More problematic for the GOP is the fact that Mayer said both she and Farrow saw emails between Yale alumni discussing the incident. The emails dated from July, months before Dr. Ford went public with her accusations. “The story broke overnight, but it dates back 35 years,” Mayer told NBC. “What happened was, the classmates at Yale were talking to each other about it, they were emailing about it. We’ve seen the emails, back in July before Christine Blasey Ford came forward, and eventually word of it spread. It spread to the Senate. It spread to the media. And we [the New Yorker] reached out to her.”

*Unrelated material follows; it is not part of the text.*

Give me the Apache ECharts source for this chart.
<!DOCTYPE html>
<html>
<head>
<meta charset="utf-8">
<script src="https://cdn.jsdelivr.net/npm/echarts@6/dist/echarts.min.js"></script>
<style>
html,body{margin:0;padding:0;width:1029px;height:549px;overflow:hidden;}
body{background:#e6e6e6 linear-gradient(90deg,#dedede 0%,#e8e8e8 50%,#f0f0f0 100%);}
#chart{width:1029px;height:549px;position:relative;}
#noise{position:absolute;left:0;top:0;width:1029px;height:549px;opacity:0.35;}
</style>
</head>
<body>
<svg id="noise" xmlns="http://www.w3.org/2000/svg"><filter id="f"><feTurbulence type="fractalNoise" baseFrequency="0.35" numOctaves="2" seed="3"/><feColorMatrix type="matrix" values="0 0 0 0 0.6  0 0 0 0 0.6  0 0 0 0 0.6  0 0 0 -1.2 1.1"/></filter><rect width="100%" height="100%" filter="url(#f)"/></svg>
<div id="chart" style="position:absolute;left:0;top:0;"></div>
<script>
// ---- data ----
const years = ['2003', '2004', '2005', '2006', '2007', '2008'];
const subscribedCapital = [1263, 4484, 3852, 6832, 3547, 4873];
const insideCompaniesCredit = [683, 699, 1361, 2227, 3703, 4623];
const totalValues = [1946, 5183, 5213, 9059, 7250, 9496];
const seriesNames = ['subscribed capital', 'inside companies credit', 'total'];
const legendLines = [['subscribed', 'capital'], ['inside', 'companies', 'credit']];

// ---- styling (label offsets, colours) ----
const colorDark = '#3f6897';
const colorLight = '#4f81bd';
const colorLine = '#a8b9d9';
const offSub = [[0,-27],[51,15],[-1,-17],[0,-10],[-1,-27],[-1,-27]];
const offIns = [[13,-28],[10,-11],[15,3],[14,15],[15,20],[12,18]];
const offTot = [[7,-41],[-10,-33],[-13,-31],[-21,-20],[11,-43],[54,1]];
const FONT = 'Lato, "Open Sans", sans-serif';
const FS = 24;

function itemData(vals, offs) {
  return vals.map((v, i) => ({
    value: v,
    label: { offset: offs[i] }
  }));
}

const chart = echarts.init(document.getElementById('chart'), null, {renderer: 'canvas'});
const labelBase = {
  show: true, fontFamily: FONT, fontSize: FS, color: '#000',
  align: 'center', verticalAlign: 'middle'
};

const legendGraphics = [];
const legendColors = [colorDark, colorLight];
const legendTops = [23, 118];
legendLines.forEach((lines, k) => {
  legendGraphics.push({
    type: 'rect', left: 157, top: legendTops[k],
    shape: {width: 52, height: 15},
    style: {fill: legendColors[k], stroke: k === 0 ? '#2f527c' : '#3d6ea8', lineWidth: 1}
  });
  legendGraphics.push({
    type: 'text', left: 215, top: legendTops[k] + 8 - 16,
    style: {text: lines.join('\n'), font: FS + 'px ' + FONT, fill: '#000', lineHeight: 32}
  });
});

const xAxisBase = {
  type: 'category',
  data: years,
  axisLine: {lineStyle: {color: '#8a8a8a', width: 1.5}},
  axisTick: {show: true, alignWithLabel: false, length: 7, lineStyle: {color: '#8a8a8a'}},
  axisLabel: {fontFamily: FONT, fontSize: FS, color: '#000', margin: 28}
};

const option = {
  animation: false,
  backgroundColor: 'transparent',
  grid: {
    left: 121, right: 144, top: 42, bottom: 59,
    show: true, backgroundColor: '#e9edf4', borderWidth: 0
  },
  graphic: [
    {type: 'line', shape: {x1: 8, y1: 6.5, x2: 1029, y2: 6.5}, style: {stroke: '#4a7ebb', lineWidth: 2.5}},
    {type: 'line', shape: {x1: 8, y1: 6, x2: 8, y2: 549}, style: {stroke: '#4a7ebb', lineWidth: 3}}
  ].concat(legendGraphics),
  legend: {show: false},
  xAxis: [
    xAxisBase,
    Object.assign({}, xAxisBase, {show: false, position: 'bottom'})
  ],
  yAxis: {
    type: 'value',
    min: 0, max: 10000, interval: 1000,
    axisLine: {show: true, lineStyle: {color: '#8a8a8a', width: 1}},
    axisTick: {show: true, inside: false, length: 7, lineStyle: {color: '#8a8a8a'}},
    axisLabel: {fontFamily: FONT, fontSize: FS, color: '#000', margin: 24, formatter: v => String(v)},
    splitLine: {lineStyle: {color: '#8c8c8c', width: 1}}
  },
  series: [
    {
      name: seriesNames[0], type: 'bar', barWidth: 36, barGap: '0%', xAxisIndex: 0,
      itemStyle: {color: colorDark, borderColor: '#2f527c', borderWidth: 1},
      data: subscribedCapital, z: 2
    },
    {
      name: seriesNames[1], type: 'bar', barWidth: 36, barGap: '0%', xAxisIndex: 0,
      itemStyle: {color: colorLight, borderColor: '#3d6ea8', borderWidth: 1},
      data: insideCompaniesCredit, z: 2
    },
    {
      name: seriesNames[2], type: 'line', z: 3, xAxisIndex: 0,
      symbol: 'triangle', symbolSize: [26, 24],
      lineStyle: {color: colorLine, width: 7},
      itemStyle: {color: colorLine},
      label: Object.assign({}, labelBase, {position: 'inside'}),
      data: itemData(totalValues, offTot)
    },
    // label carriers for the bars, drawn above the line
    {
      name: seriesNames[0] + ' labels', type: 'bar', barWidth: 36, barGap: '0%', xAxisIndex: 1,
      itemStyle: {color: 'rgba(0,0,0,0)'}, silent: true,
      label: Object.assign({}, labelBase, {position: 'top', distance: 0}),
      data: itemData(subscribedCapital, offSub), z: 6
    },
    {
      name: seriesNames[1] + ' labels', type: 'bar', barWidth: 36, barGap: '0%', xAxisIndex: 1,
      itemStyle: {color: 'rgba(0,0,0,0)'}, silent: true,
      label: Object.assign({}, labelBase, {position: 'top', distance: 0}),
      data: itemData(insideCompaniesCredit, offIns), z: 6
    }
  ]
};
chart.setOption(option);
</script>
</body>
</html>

When we assemble these pieces, though, we can understand why Grassley chose to deny knowing about Farrow’s story rather than supporting Kavanaugh’s denial (or making any comment on the story whatsoever). It’s increasingly clear that this idiotic cover-up will soon be a scandal of its own, one that wraps up Senate Republicans. And indeed, from the beginning the overarching story of Kavanaugh’s confirmation has been the GOP’s scramble to cover up as much of the nominee’s past as possible, such as refusing to release more than 90% of his documents from his tenure as a legal adviser in the Bush White House. As the stakes got higher and Kavanaugh’s confirmation became less and less of a certainty, the GOP grew desperate. It’s highly likely a number of Senate Republicans crossed the line in engineering what they knew to be lies in order to deceive the public and fast-track a serial sexual assaulter with a drinking problem to the highest position of moral authority in the country. That’s a big problem, and right now they probably consider it a much bigger problem than looking out for the well-being of one Bart O’Kavanaugh.

It’s not over, either. As mentioned above, attorney Michael Avenatti hinted as only he can that he’s got some truly durrty dirt on Kavanaugh, including references to “gang rape.” Add to this the pressure of a pending police investigation into an accusation in Montgomery County, Maryland, where there is no statute of limitations on sexual assault. In the wake of these multiple allegations, it’s notable that this past weekend Ed Whelan stepped down from his role at the Center for Ethics and Public Policy, citing his “inexcusable mistake” of accusing a private person by name of attempted rape.

It’s also pretty plain that the GOP won’t be able to make these stories disappear. They’ll probably keep coming, and if and when they do the pile of them will eventually trigger a federal investigation. Not only would this hound Kavanaugh well beyond his confirmation, such an investigation could, in tracing the narrative, reach Republican offices on the hill. This isn’t the kind of thing you want on voters’ minds during midterm elections, especially as control of the Senate increasingly seems within reach of the Democrats. It’s also important to consider that Senate Republicans who aren’t on the Judiciary Committee — such as Susan Collins, Jeff Flake, and Lisa Murkowski — will probably not want committee members who support Kavanaugh to be seen as speaking for them. Today a massive group of women gathered outside one of Collins’s offices in D.C. They won’t go anywhere.

As of now, all signs point to Republicans distancing themselves from Kavanaugh this week, and considering the kinds of questions he’ll be forced to answer on camera and under oath (if you think they’d be too harsh on sweet, sterling Brett, here’s are some of the graphic and intentionally humiliating questions he wanted to ask Bill Clinton about Monica Lewinsky) it’s not unlikely the GOP will force him to withdraw before he and Ford testify to the committee, scheduled (for now) for this Thursday. But if they do pull him, it’s not because they saw the light. It’s because they got in too deep.